Melbourne to challenge Grant charge after shock sin-bin

Melissa Woods |

Harry Grant’s controversial sin-binning against Cronulla has been challenged by the Storm.
Harry Grant’s controversial sin-binning against Cronulla has been challenged by the Storm.

Melbourne will fight the dangerous contact charge against their skipper Harry Grant, with the club seeking clarity from the NRL over his contentious sin-binning during their loss to Cronulla.

Grant was sent to the sidelines just before halftime in Saturday’s match for making seemingly innocuous contact with Sharks kicker Dan Atkinson during his follow-through.

The 26-year-old was offered a $1000 fine for an early guilty plea after he was cited for a grade-one dangerous contact offence.

But Grant said the club would defend the charge at the NRL judiciary on Tuesday night, where he would appear via video link.

“There was no intention to put the kicker in any (dangerous) position and I don’t feel he was in a dangerous position,” Grant said on Monday.

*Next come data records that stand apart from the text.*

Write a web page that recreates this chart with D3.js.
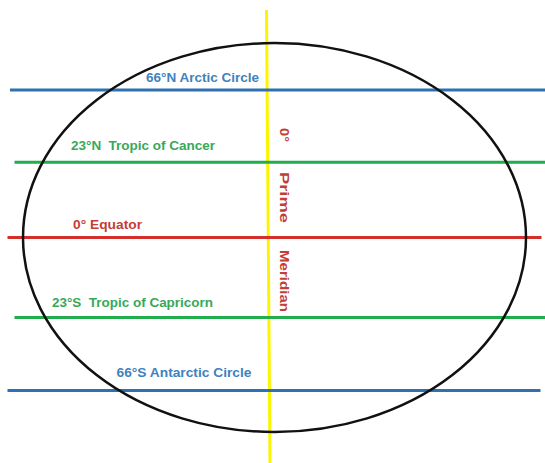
<!DOCTYPE html>
<html><head><meta charset="utf-8">
<script src="https://cdn.jsdelivr.net/npm/d3@7"></script>
<style>html,body{margin:0;padding:0;background:#fff;}svg{display:block;}text{white-space:pre;}</style>
</head><body>
<svg id="c" width="545" height="463"></svg>
<script>
// Data
const latitudes = [66, 23, 0, -23, -66];
const circleNames = ["66°N Arctic Circle", "23°N  Tropic of Cancer", "0° Equator", "23°S  Tropic of Capricorn", "66°S Antarctic Circle"];
const circleKinds = ["polar", "tropic", "equator", "tropic", "polar"];
const meridianWords = ["0°", "Prime", "Meridian"];

// Layout / style (not data)
const W = 545, H = 463;
const svg = d3.select("#c");
const y = d3.scaleLinear().domain([-66, -23, 0, 23, 66]).range([390.5, 317.5, 237.5, 162.3, 90]);
const lineColor = {polar: "#2f71b0", tropic: "#22ad4c", equator: "#d3302b"};
const textColor = {polar: "#3f82bd", tropic: "#36a95a", equator: "#c63c36"};
const lineX = [[10, 545], [14.5, 545], [7.5, 541.5], [14.5, 545], [7.5, 540.5]];
const labelX = [146, 71, 73, 52, 116.5];
const labelW = [113, 144, 69, 161, 135];
const labelDy = [-8, -12.5, -8.5, -11, -14];

// Prime meridian
svg.append("line").attr("x1", 266.5).attr("y1", 10).attr("x2", 270).attr("y2", H)
  .attr("stroke", "#fbf500").attr("stroke-width", 3);

// Parallels
svg.selectAll("line.lat").data(latitudes).join("line").attr("class", "lat")
  .attr("x1", (d, i) => lineX[i][0]).attr("x2", (d, i) => lineX[i][1])
  .attr("y1", d => y(d)).attr("y2", d => y(d))
  .attr("stroke", (d, i) => lineColor[circleKinds[i]]).attr("stroke-width", 3);

// Globe outline
svg.append("ellipse").attr("cx", 274.5).attr("cy", y(0)).attr("rx", 251.5).attr("ry", 194.5)
  .attr("fill", "none").attr("stroke", "#111").attr("stroke-width", 2.5);

// Labels
svg.selectAll("text.lat").data(latitudes).join("text").attr("class", "lat")
  .attr("xml:space", "preserve")
  .attr("x", (d, i) => labelX[i]).attr("y", (d, i) => y(d) + labelDy[i])
  .attr("textLength", (d, i) => labelW[i]).attr("lengthAdjust", "spacingAndGlyphs")
  .attr("font-family", "Liberation Sans, Arial, sans-serif").attr("font-weight", "bold")
  .attr("font-size", 13.5).attr("fill", (d, i) => textColor[circleKinds[i]])
  .text((d, i) => circleNames[i]);

// Vertical meridian label
const vStart = [128, 172, 250];
const vLen = [14, 51, 62];
svg.selectAll("text.mer").data(meridianWords).join("text").attr("class", "mer")
  .attr("transform", (d, i) => `translate(279.5,${vStart[i]}) rotate(90)`)
  .attr("textLength", (d, i) => vLen[i]).attr("lengthAdjust", "spacingAndGlyphs")
  .attr("font-family", "Liberation Sans, Arial, sans-serif").attr("font-weight", "bold")
  .attr("font-size", 13.5).attr("fill", textColor.equator)
  .text(d => d);
</script>
</body></html>
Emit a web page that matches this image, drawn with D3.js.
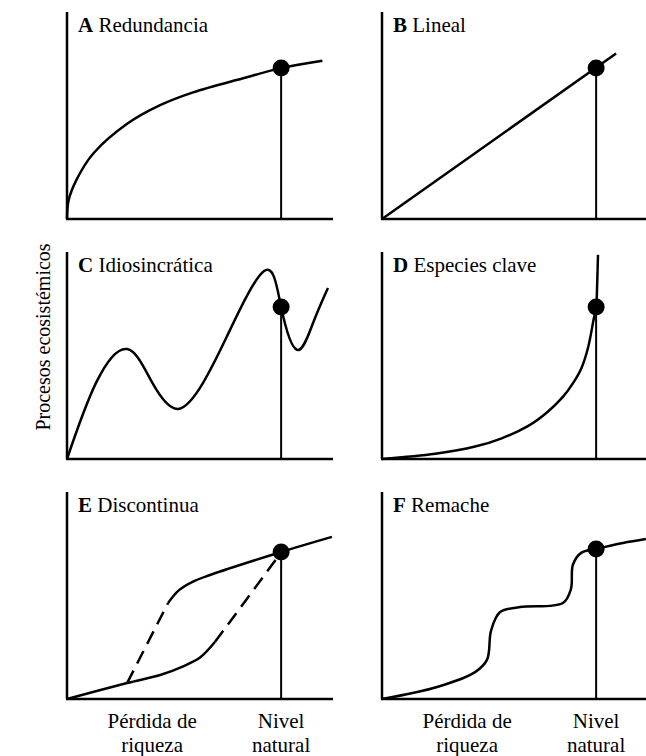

“You can look back at a lot of incidents that have occurred this year and a lot of those didn’t result in too much or a lot were a lot more (dangerous) and didn’t result in a sin-bin.

“It’s more so the understanding as well.”

Harry Grant.
Grant looked incredulous as he left the field. (Joel Carrett/AAP PHOTOS)

Storm teammate Cameron Munster said he watched other matches over the weekend and questioned why Grant’s offence was deemed worthy of a sin-bin.

He pointed out a hit on Sydney Roosters halfback Sam Walker by a Warriors player that didn’t even result in a penalty.

“I’m happy for referees in our game to make those decisions but you can’t have one rule for one game and then go away from it in different games,” Munster said.

“I just want a bit more consistency, I think that’s what everyone wants, so if that’s the line in the sand then we understand that.”

The star five-eighth said the team viewed the Grant incident as a group on Monday and he understood the intent of the referee and bunker.

He said while there was no malice from Grant, the hooker could have looked more closely where he was going.

“It was probably more of a careless act where if he had his eyes on the target he probably wouldn’t have hit his legs,” Munster said.

“I know there wasn’t much damage there but we’ve seen in games, unfortunately Lachie Ilias has had a broken leg, so I know what direction they want to go, but as I said there just needs to be consistency.”

NRL head of football elite competitions Graham Annesley said at his weekly address on Monday there had been no league-wide crackdown on players putting pressure on kickers.

“There has been no directive given to match officials or the match review committee about any crackdown on incidents like that,” Annesley said.

“That is purely a discretionary matter for the referees to use their judgement in determining what action should be taken in any incident of alleged foul play.”